She shrugged. ‘Meh.’
Our eyes locked and I gave her a hesitant smile. She didn’t return it.
I cleared my throat and said, ‘I need to tell you something.’
She glanced at me sideways but didn’t say anything.
‘I saw Saurav with a girl a while ago,’ I began. ‘They were in his car. Honestly, it seemed completely innocent and I didn’t think anything of it at all. But then, yesterday, I cleaned out my room and found this.’ I took out the Polaroid from my jeans pocket and offered it to her.
She took the photograph from me and turned it over in her hands, uninterested. ‘You finally cleaned out your room?’
I ignored her comment and pointed at the girl in the photo. ‘That’s his ex, V. The same toxic one who kept trying to win him back for months.’
Her face was expressionless and she remained mum.
‘You don’t think it’s weird he’s hanging out with her?’ I asked, placing a hand on her knee. ‘Aren’t you worried they might be …?’
She blinked rapidly and then looked away.
‘Oh my God,’ I exclaimed, reading her silence. ‘You know.’
She tried to hide her face behind her hands, but I jumped from the sofa and crouched in front of her, peeling them off.
‘Vrinda,’ I said, ‘talk to me, love.’
‘He’s been … I think it started a few months ago,’ she managed to say before dissolving into a puddle of sobs.
I clutched her to my chest, wrapping my arms around her back.
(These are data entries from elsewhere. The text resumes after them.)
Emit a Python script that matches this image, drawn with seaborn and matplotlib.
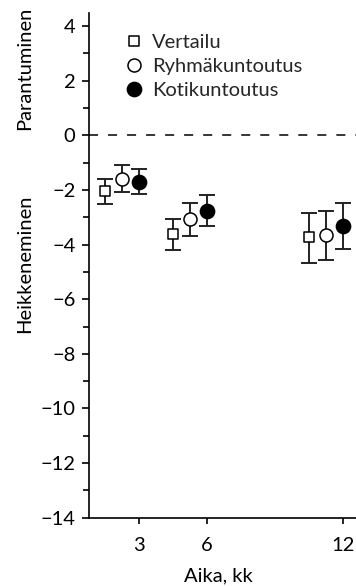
import matplotlib
matplotlib.use("Agg")
import matplotlib.pyplot as plt
import matplotlib.transforms as mtransforms
from matplotlib.ticker import MultipleLocator, FixedLocator
import numpy as np
import pandas as pd
import seaborn as sns

# Change in score over follow-up, mean with 95 % CI
months = [3, 6, 12]
groups = ["Vertailu", "Ryhmäkuntoutus", "Kotikuntoutus"]

vertailu_mean = [-2.05, -3.63, -3.74]
vertailu_low = [-2.52, -4.20, -4.66]
vertailu_high = [-1.61, -3.06, -2.83]

ryhma_mean = [-1.60, -3.07, -3.65]
ryhma_low = [-2.07, -3.68, -4.56]
ryhma_high = [-1.10, -2.49, -2.76]

koti_mean = [-1.70, -2.77, -3.32]
koti_low = [-2.14, -3.32, -4.17]
koti_high = [-1.24, -2.19, -2.47]

yticks = [4, 2, 0, -2, -4, -6, -8, -10, -12, -14]
xticks = [3, 6, 12]

rows = []
for g, m, lo, hi in zip(groups,
                        [vertailu_mean, ryhma_mean, koti_mean],
                        [vertailu_low, ryhma_low, koti_low],
                        [vertailu_high, ryhma_high, koti_high]):
    for t, v, l, h in zip(months, m, lo, hi):
        rows.append({"ryhma": g, "kk": t, "muutos": v, "ala": l, "yla": h})
df = pd.DataFrame(rows)

# horizontal dodge so the three groups sit side by side
dodge = {"Vertailu": -1.5, "Ryhmäkuntoutus": -0.75, "Kotikuntoutus": 0.0}
df["xpos"] = df["kk"] + df["ryhma"].map(dodge)

sns.set_style("ticks")
plt.rcParams["font.family"] = ["Lato", "DejaVu Sans"]
plt.rcParams["axes.unicode_minus"] = True

FS = 14.5

fig = plt.figure(figsize=(3.56, 5.86), dpi=100)
ax = fig.add_axes([0.2508, 0.1166, 0.7492, 0.8612])

style = {
    "Vertailu": dict(marker="s", s=58, facecolor="white"),
    "Ryhmäkuntoutus": dict(marker="o", s=88, facecolor="white"),
    "Kotikuntoutus": dict(marker="o", s=104, facecolor="black"),
}

for g in groups:
    sub = df[df["ryhma"] == g]
    ax.errorbar(sub["xpos"], sub["muutos"],
                yerr=[sub["muutos"] - sub["ala"], sub["yla"] - sub["muutos"]],
                fmt="none", ecolor="#222222", elinewidth=1.4,
                capsize=5.5, capthick=1.4, zorder=2)
    st = style[g]
    sns.scatterplot(data=sub, x="xpos", y="muutos", ax=ax,
                    marker=st["marker"], s=st["s"], color=st["facecolor"],
                    edgecolor="black", linewidth=1.1, zorder=3, label=g,
                    legend=False)

lw0 = 1.1
ax.axhline(0, color="black", lw=lw0, ls=(0, (6.5 / lw0, 7.2 / lw0)), zorder=1)

ax.set_xlim(0.8, 12.56)
ax.set_ylim(-14, 4.48)
ax.xaxis.set_major_locator(FixedLocator(xticks))
ax.yaxis.set_major_locator(FixedLocator(yticks))
ax.yaxis.set_minor_locator(MultipleLocator(1))
ax.set_xticklabels([str(t) for t in xticks])
ax.set_yticklabels([f"{t}".replace("-", "\u2212") for t in yticks])

sns.despine(ax=ax)
for sp in ("left", "bottom"):
    ax.spines[sp].set_linewidth(1.2)
    ax.spines[sp].set_color("black")

ax.tick_params(axis="y", which="major", length=5, width=1.2, pad=5,
               labelsize=FS, colors="black")
ax.tick_params(axis="y", which="minor", length=4, width=1.2, colors="black")
ax.tick_params(axis="x", which="major", length=4.3, width=1.2, pad=9.8,
               labelsize=FS, colors="black")

ax.set_xlabel("Aika, kk", fontsize=FS, color="black")
ax.set_ylabel("")
ax.xaxis.set_label_coords(0.483, -0.0977)
ax.xaxis.label.set_va("top")

trans = mtransforms.blended_transform_factory(fig.transFigure, ax.transData)
ax.text(0.069, 2.45, "Parantuminen", rotation=90, ha="center", va="center",
        fontsize=FS, transform=trans, color="black")
ax.text(0.069, -4.71, "Heikkeneminen", rotation=90, ha="center", va="center",
        fontsize=FS, transform=trans, color="black")

ax.legend(loc="upper left", bbox_to_anchor=(0.130, 0.9584), frameon=False,
          fontsize=FS, handlelength=1.0, handletextpad=0.38, borderpad=0,
          borderaxespad=0, labelspacing=0.34, scatterpoints=1,
          scatteryoffsets=[0.5])

fig.savefig("out.png", dpi=100)
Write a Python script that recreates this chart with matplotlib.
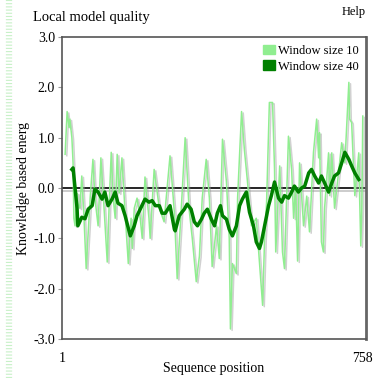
import matplotlib
matplotlib.use("Agg")
import matplotlib.pyplot as plt
import matplotlib.patheffects as pe
from matplotlib.lines import Line2D
from matplotlib.patches import Patch

plt.rcParams['font.family'] = ['Liberation Serif', 'DejaVu Serif']
plt.rcParams['axes.unicode_minus'] = False
plt.rcParams['lines.scale_dashes'] = False

# window size 10 profile (sequence position, energy)
w10_pos = [9, 14, 19, 21, 26, 29, 31, 34, 39, 41, 46, 51, 56, 62, 67, 72, 79, 84, 92, 97,
           99, 107, 115, 120, 125, 130, 135, 140, 145, 152, 160, 168, 175, 178, 183, 190,
           198, 203, 210, 220, 223, 233, 246, 258, 273, 284, 291, 300, 311, 314, 321, 329,
           339, 347, 354, 364, 372, 379, 390, 397, 405, 415, 422, 425, 430, 440, 443, 453,
           460, 468, 478, 490, 498, 506, 511, 516, 523, 531, 536, 539, 549, 556, 561, 571,
           579, 584, 589, 594, 599, 609, 617, 624, 634, 642, 647, 649, 654, 659, 662, 672,
           675, 680, 687, 697, 705, 713, 723, 725, 730, 735, 738, 748, 750, 753, 756, 758]
w10_val = [0.67, 1.52, 1.2, 1.37, 1.0, 0.5, -0.6, -0.75, -0.1, -0.3, -0.4, 0.24, -0.5, -1.6,
           -0.9, -0.2, 0.57, -0.2, -0.75, 0.2, 0.6, -0.4, -1.47, -0.3, 0.71, -0.2, -0.6, 0.67,
           -0.1, 0.6, -0.5, -1.5, -0.6, -1.2, -0.4, -0.2, -0.6, -1.0, 0.22, -0.6, -1.0, 0.37,
           -0.4, -0.67, 0.64, -0.5, -1.8, -0.6, 1.0, 0.6, -0.42, -1.0, -1.86, -1.35, -0.2,
           0.57, -0.2, -1.56, -0.75, -1.4, 0.97, 0.12, -1.0, -2.8, -1.5, -1.7, -0.2, 1.52,
           0.77, 0.12, -0.75, -0.6, -1.47, -2.33, -1.0, -0.28, 1.7, 1.7, 0.37, -1.27, 0.44,
           -1.27, -1.6, 1.03, 0.37, -0.6, 0.04, -1.45, 0.5, -0.75, -0.16, -0.87, 0.71, 1.37,
           0.6, 1.1, -1.07, -1.27, -0.4, 0.7, -0.15, 0.7, -0.4, 0.3, 0.9, 0.5, 2.1, 1.37, 1.3,
           0.37, -0.15, 0.7, -0.15, -1.15, -0.3, 1.43]

# window size 40 profile
w40_pos = [26, 29, 34, 39, 41, 51, 59, 67, 77, 84, 92, 102, 109, 117, 127, 135, 142, 152,
           160, 173, 183, 190, 198, 210, 220, 228, 236, 246, 253, 261, 273, 284, 286, 296,
           309, 316, 326, 334, 342, 352, 359, 367, 377, 385, 392, 400, 405, 415, 422, 430,
           440, 448, 455, 465, 473, 483, 490, 498, 503, 511, 521, 528, 536, 546, 554, 561,
           571, 579, 586, 596, 604, 612, 622, 629, 637, 647, 654, 662, 672, 680, 687, 697,
           705, 713, 723, 730, 738, 748]
w40_val = [0.37, 0.4, 0.0, -0.4, -0.75, -0.58, -0.61, -0.42, -0.35, -0.02, -0.08, -0.22,
           -0.08, -0.35, -0.22, -0.08, -0.3, -0.35, -0.55, -0.95, -0.75, -0.55, -0.42, -0.22,
           -0.28, -0.25, -0.35, -0.35, -0.5, -0.5, -0.35, -0.82, -0.85, -0.55, -0.42, -0.32,
           -0.42, -0.67, -0.75, -0.62, -0.5, -0.42, -0.62, -0.75, -0.5, -0.35, -0.55, -0.62,
           -0.82, -0.95, -0.75, -0.35, -0.22, -0.08, -0.48, -0.75, -1.07, -1.2, -1.07, -0.75,
           -0.35, -0.15, 0.12, -0.2, -0.28, -0.15, -0.2, -0.08, 0.04, -0.08, 0.0, 0.04, 0.3,
           0.37, 0.24, 0.1, 0.24, 0.1, -0.08, 0.1, 0.24, 0.3, 0.5, 0.71, 0.57, 0.44, 0.3, 0.17]

y_ticks = [3.0, 2.0, 1.0, 0.0, -1.0, -2.0, -3.0]
x_ticks = [1, 758]

fig = plt.figure(figsize=(3.8, 3.78), dpi=100)
ax = fig.add_axes([0.163, 0.103, 0.800, 0.799])

shadow = [pe.SimpleLineShadow(offset=(1.2, -1.0), shadow_color='#999999', alpha=0.45), pe.Normal()]

ax.axhline(0, color='black', lw=1.2, zorder=2,
           path_effects=[pe.SimpleLineShadow(offset=(0, -2), shadow_color='#888888', alpha=0.5), pe.Normal()])
ax.plot(w10_pos, w10_val, color='#90ee90', lw=1.1, zorder=3, path_effects=shadow)
ax.plot(w40_pos, w40_val, color='#008000', lw=2.5, zorder=4)

ax.set_xlim(1, 766)
ax.set_ylim(-3.0, 3.0)
ax.set_yticks(y_ticks)
ax.set_yticklabels([f"{v:.1f}" for v in y_ticks], fontsize=10)
ax.set_xticks(x_ticks)
ax.set_xticklabels([str(v) for v in x_ticks], fontsize=10)
ax.tick_params(axis='y', length=3, width=0.8, color='#999999', pad=2)
ax.tick_params(axis='x', length=0, pad=9)

for side in ['left', 'bottom', 'top']:
    ax.spines[side].set_color('#555555')
    ax.spines[side].set_linewidth(1.2)
ax.spines['right'].set_color('#666666')
ax.spines['right'].set_linewidth(2)

ax.set_xlabel("Sequence position", fontsize=10, labelpad=-2)
ax.set_ylabel("Knowledge based energ", fontsize=10, labelpad=2)

handles = [Patch(color='#90ee90', label='Window size 10'),
           Patch(color='#008000', label='Window size 40')]
ax.legend(handles=handles, loc='upper right', frameon=False, fontsize=9,
          handlelength=1.0, handleheight=0.8, handletextpad=0.2, borderaxespad=0.2,
          labelspacing=0.3)

fig.text(0.087, 0.955, "Local model quality", fontsize=10.5, va='center', ha='left')
fig.text(0.962, 0.968, "Help", fontsize=9, va='center', ha='right')

# pale striped strip on the left edge
fig.add_artist(Line2D([0.024, 0.024], [0, 1], transform=fig.transFigure,
                      color='#c8f0c8', lw=4.5, dashes=(0.8, 1.5)))

fig.savefig("out.png", dpi=100)
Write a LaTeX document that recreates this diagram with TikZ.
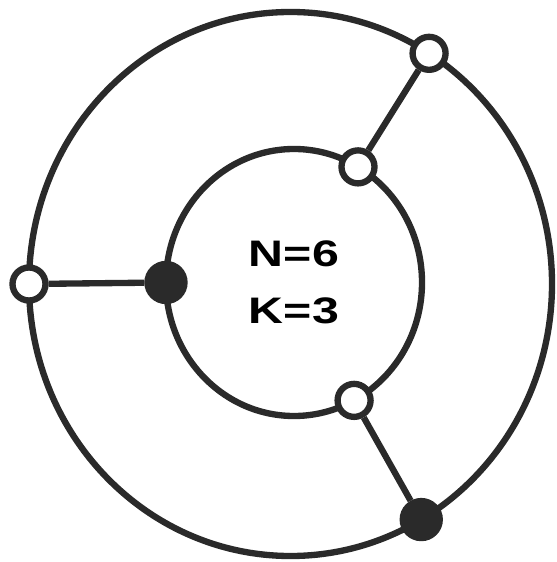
\documentclass[tikz,border=0pt]{standalone}
\usepackage{fontspec}
\usepackage{tikz}
\usetikzlibrary{positioning}
\newfontfamily\rgfont{Liberation Sans}
\definecolor{rgInk}{HTML}{2A2A2A}
\tikzset{
  rg-ring/.style={draw=rgInk, line width=3.6pt},
  rg-spoke/.style={draw=rgInk, line width=3.6pt},
  rg-open/.style={
    circle, draw=rgInk, fill=white, line width=3.6pt,
    minimum size=0.66cm, inner sep=0pt
  },
  rg-full/.style={
    circle, draw=rgInk, fill=rgInk, line width=3.6pt,
    minimum size=0.74cm, inner sep=0pt
  },
  rg-label/.style={
    align=center, xscale=1.31, transform shape,
    font=\rgfont\bfseries\fontsize{21}{32.5}\selectfont
  },
}
\begin{document}
\begin{tikzpicture}
  \useasboundingbox (-5.81,-5.56) rectangle (5.31,5.68);
  \coordinate (oc) at (0,0);
  \coordinate (ic) at (0.07,0.03);

  % rings
  \draw[rg-ring] (oc) ellipse [x radius=5.23cm, y radius=5.44cm];
  \draw[rg-ring] (ic) ellipse [x radius=2.56cm, y radius=2.67cm];

  % nodes on the outer ring
  \node[rg-open] (otr) at ([shift={(58:5.23cm and 5.44cm)}]oc) {};
  \node[rg-open] (olf) at ([shift={(180:5.23cm and 5.44cm)}]oc) {};
  \node[rg-full] (obr) at ([shift={(-60:5.23cm and 5.44cm)}]oc) {};

  % nodes on the inner ring
  \node[rg-open] (itr) at ([shift={(60:2.56cm and 2.67cm)}]ic) {};
  \node[rg-full] (ilf) at ([shift={(180:2.56cm and 2.67cm)}]ic) {};
  \node[rg-open] (ibr) at ([shift={(-62:2.56cm and 2.67cm)}]ic) {};

  \draw[rg-spoke] (itr) -- (otr);
  \draw[rg-spoke] (ilf) -- (olf);
  \draw[rg-spoke] (ibr) -- (obr);

  \node[rg-label] (lbl) at (ic) {N=6\\K=3};
\end{tikzpicture}
\end{document}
Her tears soaked through my cotton T-shirt within seconds.
‘Hey,’ I whispered, ‘it’s going to be okay. I’m here now.’
It took her a good twenty minutes to stop crying. I went downstairs to make her a hot cup of tea, and when I got back, she was huddled in a ball on her bed.
‘I saw her messages on his phone two months ago,’ she said, sipping from the mug. ‘At first, I was in denial.’
I scooted closer to her, listening intently.
‘But then it started to become a little too obvious. He wouldn’t text me back for hours, his phone would be busy at night and he was always away at work.’ Her voice was shaking as she said, ‘So, I confronted him.’
‘And?’ I asked.
‘He admitted it,’ she said, the hint of a tear beginning to well in her eyes. ‘Apparently, I’d been putting too much pressure on him to get married. And this is how he decided to cope.’
My heart went out to her and I felt a fire brewing in my belly. I was furious.
‘That asshole,’ I fumed. ‘Please tell me you dumped him.’
Tears flowed down her cheeks, and she wiped them away with the sleeve of her bathrobe. ‘I can’t … I’m not strong enough.’
I stared at her, dumbstruck. A part of me couldn’t believe that this was the same best friend I’d known a month ago. My beautiful, confident, talented Vrinda. She resembled a broken remnant of that girl.
‘You’re the strong one,’ she said through her tears. ‘You always have been. I’m just the privileged one.’
I reached out and squeezed her hand, the guilt from my words the night of our fight slicing through my gut. ‘I didn’t mean anything I said that day, V … I was talking through my ass.’
‘No,’ she sniffled as she said, ‘you did. And you were right. Ihavehad it easy.’